Collection entries

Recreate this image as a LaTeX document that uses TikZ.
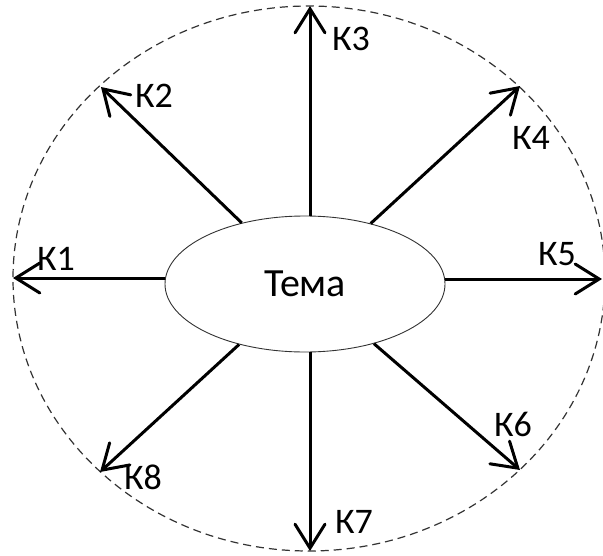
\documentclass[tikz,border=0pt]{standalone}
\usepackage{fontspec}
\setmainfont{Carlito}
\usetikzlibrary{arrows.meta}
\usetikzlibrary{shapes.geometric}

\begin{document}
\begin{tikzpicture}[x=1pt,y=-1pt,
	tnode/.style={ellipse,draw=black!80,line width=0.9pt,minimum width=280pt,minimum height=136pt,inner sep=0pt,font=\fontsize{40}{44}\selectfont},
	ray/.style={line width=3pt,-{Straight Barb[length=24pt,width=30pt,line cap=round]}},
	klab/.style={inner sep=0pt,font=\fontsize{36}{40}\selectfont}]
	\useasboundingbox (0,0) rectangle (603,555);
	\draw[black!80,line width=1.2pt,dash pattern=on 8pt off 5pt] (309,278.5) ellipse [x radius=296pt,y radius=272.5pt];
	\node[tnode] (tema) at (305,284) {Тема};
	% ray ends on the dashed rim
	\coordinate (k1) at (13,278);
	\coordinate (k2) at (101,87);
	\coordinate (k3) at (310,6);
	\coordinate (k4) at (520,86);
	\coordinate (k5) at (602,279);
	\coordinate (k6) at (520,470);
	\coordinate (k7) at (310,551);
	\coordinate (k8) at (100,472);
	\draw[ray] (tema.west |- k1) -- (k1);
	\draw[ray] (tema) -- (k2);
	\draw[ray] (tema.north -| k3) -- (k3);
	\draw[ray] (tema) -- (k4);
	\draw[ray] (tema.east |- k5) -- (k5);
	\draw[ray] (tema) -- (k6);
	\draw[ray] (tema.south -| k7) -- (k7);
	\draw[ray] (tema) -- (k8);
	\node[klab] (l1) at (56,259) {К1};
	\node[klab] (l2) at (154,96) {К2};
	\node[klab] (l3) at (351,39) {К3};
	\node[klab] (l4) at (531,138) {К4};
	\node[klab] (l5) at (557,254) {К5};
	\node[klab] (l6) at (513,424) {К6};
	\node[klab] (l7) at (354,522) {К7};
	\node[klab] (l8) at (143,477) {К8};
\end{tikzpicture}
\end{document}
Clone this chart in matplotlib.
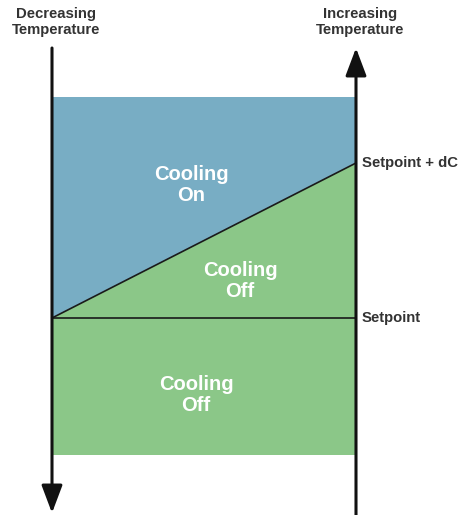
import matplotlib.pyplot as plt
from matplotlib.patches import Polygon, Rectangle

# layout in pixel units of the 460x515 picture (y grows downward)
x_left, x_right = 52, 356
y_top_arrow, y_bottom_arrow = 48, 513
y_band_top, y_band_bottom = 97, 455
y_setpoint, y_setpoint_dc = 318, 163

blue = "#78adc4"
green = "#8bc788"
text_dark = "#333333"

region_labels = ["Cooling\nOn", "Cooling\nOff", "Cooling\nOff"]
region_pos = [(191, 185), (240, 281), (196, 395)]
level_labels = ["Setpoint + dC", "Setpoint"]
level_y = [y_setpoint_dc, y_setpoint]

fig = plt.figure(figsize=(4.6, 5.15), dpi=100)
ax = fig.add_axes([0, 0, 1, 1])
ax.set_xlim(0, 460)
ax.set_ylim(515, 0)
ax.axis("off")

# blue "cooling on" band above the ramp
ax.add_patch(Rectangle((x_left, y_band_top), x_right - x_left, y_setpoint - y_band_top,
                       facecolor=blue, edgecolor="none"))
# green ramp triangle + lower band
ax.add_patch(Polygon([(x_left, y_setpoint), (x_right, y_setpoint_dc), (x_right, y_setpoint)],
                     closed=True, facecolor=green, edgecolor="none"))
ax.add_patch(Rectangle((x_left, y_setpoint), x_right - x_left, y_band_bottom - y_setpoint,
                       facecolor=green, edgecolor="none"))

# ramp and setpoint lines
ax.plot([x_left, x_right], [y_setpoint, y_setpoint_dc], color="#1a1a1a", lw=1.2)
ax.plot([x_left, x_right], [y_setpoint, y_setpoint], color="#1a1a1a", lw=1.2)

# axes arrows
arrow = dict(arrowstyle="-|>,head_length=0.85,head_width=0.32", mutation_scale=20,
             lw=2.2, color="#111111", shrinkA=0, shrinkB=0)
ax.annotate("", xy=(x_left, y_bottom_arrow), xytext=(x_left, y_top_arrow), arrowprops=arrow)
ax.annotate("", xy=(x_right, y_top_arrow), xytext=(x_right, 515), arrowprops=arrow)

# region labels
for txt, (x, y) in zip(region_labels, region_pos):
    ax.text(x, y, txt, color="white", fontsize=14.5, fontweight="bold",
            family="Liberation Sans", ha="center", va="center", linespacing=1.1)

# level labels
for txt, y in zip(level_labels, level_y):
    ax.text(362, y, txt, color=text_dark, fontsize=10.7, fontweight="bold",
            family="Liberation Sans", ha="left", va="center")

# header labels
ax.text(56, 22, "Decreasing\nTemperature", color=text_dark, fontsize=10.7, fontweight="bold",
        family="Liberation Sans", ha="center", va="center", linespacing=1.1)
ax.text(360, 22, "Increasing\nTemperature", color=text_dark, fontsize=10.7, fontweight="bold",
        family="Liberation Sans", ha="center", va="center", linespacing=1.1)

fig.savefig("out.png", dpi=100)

---

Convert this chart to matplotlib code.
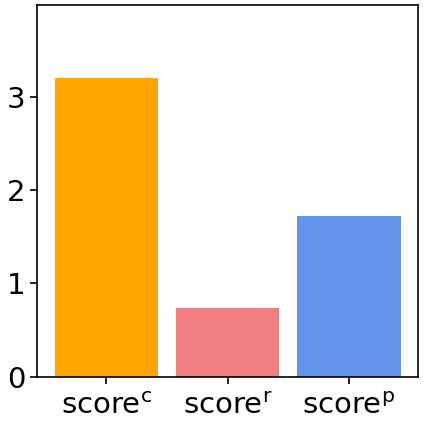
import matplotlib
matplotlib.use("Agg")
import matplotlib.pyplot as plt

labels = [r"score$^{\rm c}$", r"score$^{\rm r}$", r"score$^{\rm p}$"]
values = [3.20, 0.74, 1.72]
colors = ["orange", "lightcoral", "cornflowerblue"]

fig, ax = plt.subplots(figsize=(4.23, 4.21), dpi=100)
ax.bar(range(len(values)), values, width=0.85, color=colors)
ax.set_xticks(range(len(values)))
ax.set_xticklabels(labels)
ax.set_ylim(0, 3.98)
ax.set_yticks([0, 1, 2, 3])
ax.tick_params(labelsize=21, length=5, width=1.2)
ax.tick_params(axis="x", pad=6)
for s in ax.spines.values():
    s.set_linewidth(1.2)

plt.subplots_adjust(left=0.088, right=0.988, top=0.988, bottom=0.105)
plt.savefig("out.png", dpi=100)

DESCRIPTION OF THE TASK: Check each line of the records for the word "matplotlib" and extract those that contain it.

THE OUTPUT:
Clone this chart in matplotlib.
import matplotlib.pyplot as plt
from matplotlib.patches import Polygon, Rectangle
Convert this chart to matplotlib code.
import matplotlib
matplotlib.use("Agg")
import matplotlib.pyplot as plt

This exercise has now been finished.